不如這樣’s a bittersweet song that mourns the fact that nothing can ever be the same. It is a bittersweet song for me in a way other than the lyrics, though.
This album came out in 2001, which is the apex of a once-important relationship in my life. I was pretty sure around July of that year that everything was right with the world, I had found someone I would love for the rest of my life, and that I was firmly on The Path I wanted my life to take.
I was dirt-poor, but in college, learning to be a teacher and help people communicate, to help people realize their ambitions. I was idealistic, and though I had gone through some serious shit growing up, I was pretty sure the “bullshit” was done for and I was going to go full-steam-ahead and all signs pointed to the fact that everything would be good from here on out.

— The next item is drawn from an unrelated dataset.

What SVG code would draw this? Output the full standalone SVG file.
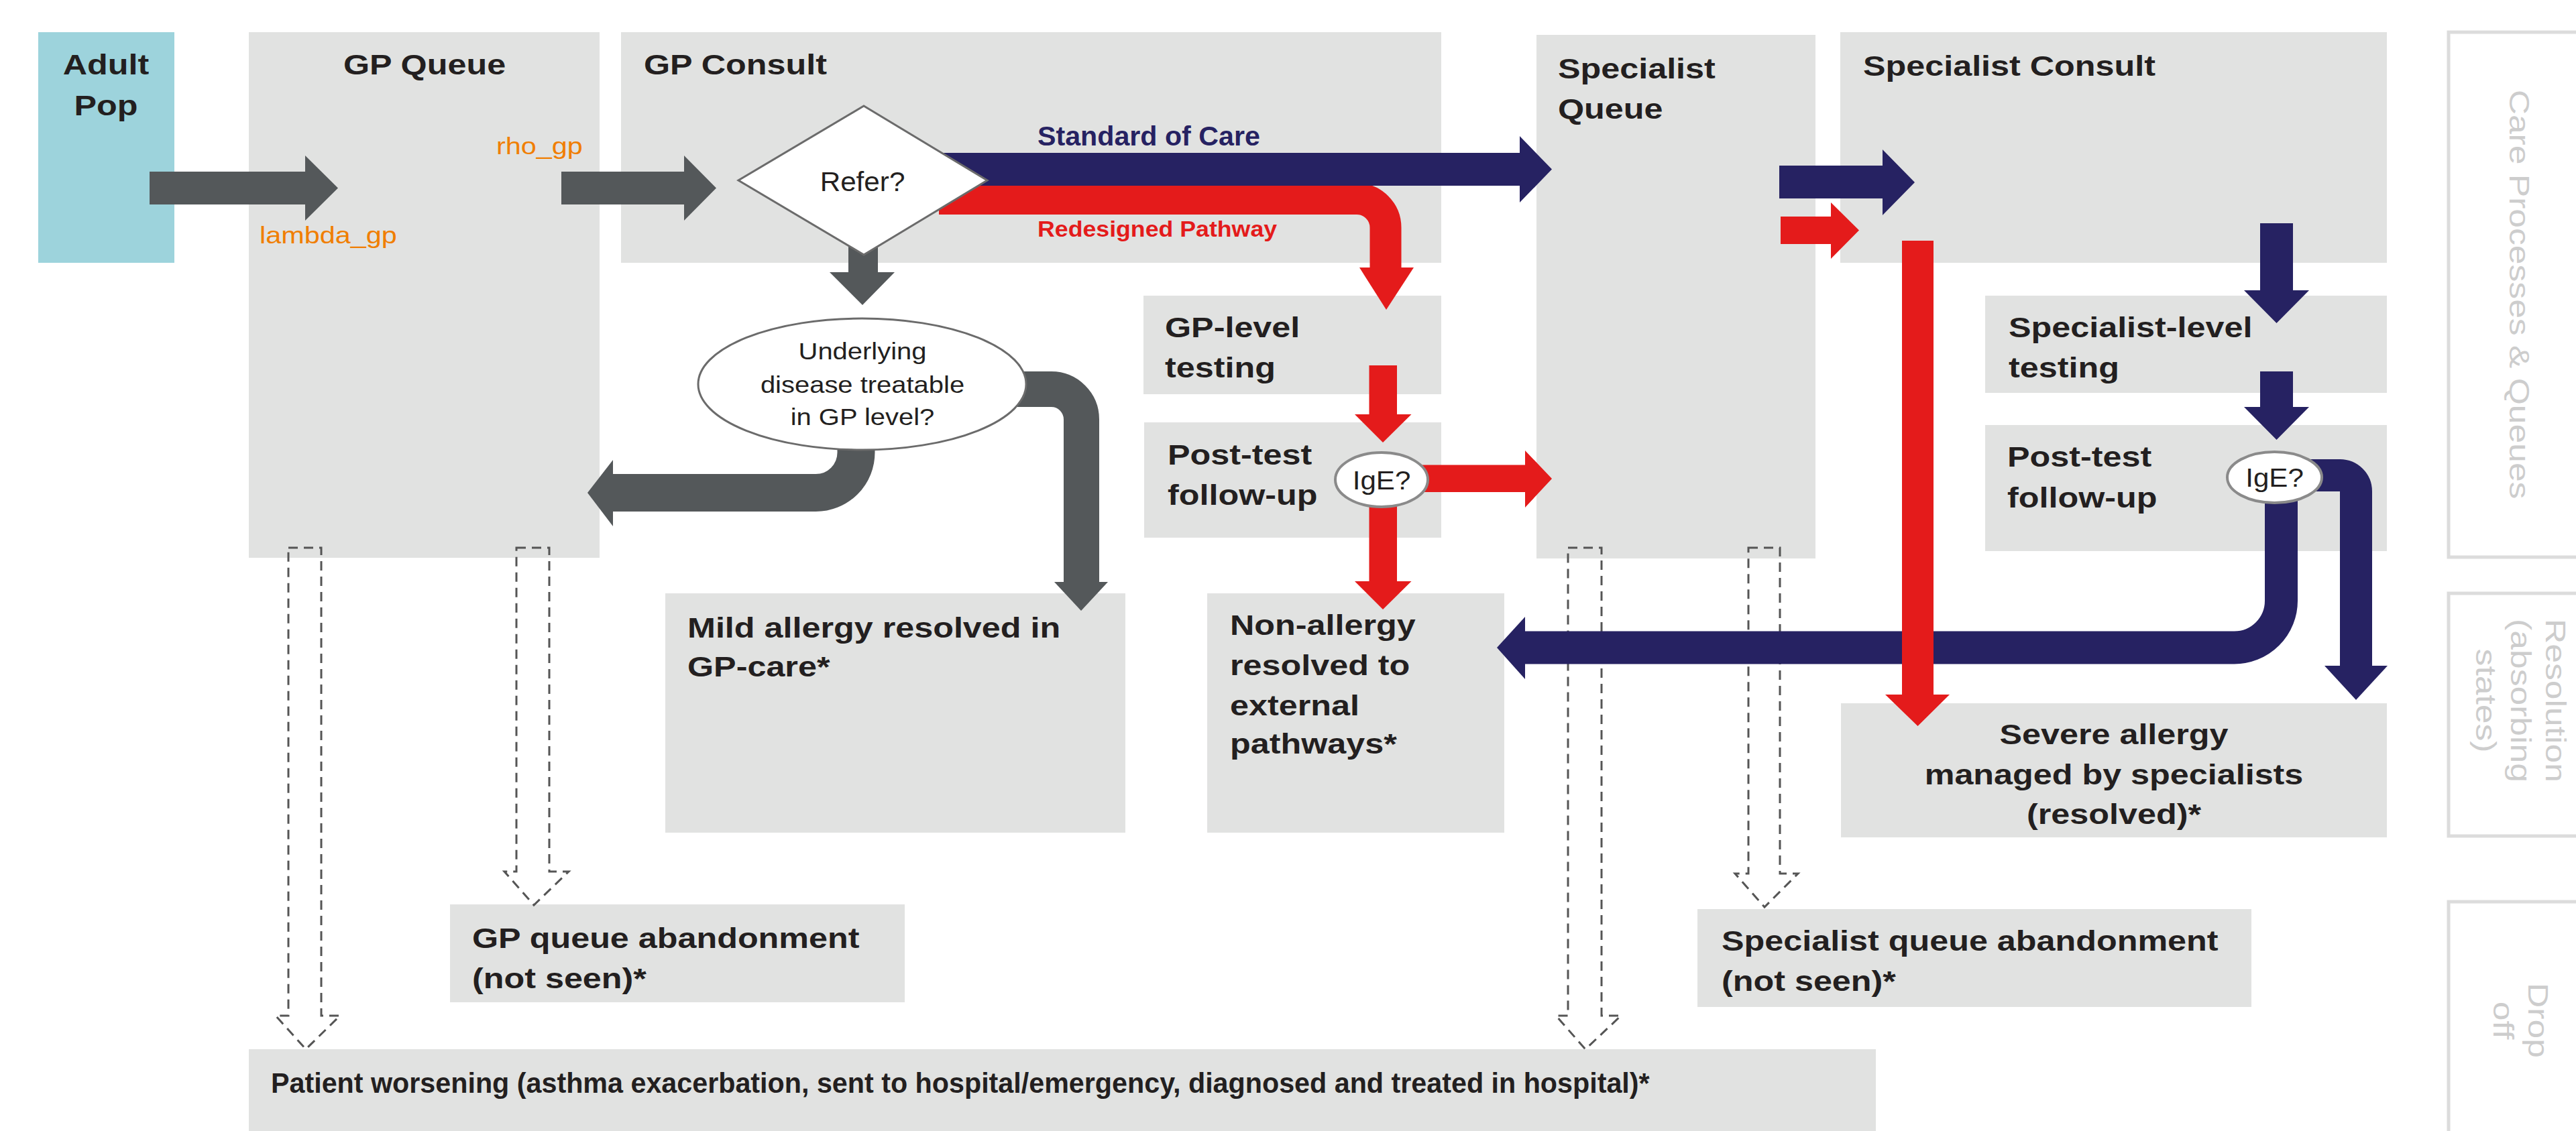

This year was a turning point for everything I thought I was. Less than a year after that my relationship would fall apart, my trust would be shattered, and I would lose the one I loved in a messy complicated manner. I would be abandoned, a “friend” would attempt to rape me, and I would leave my first dog to my ex. I then had to cozen a disinterested and harassed family member to help me move whatever I could fit into a truck to Dallas, and come home to live with my mother, tail tucked between my legs, no job prospects, no more clear future.
It’s shocking how a song can take you back to halcyon days in just a chord. I don’t have a connection with most people I was friends with back then, and it really stings to think about it. So while the song reminds me of a happy time, i know what happened right after it, which makes those times gleam with unexpected brightness.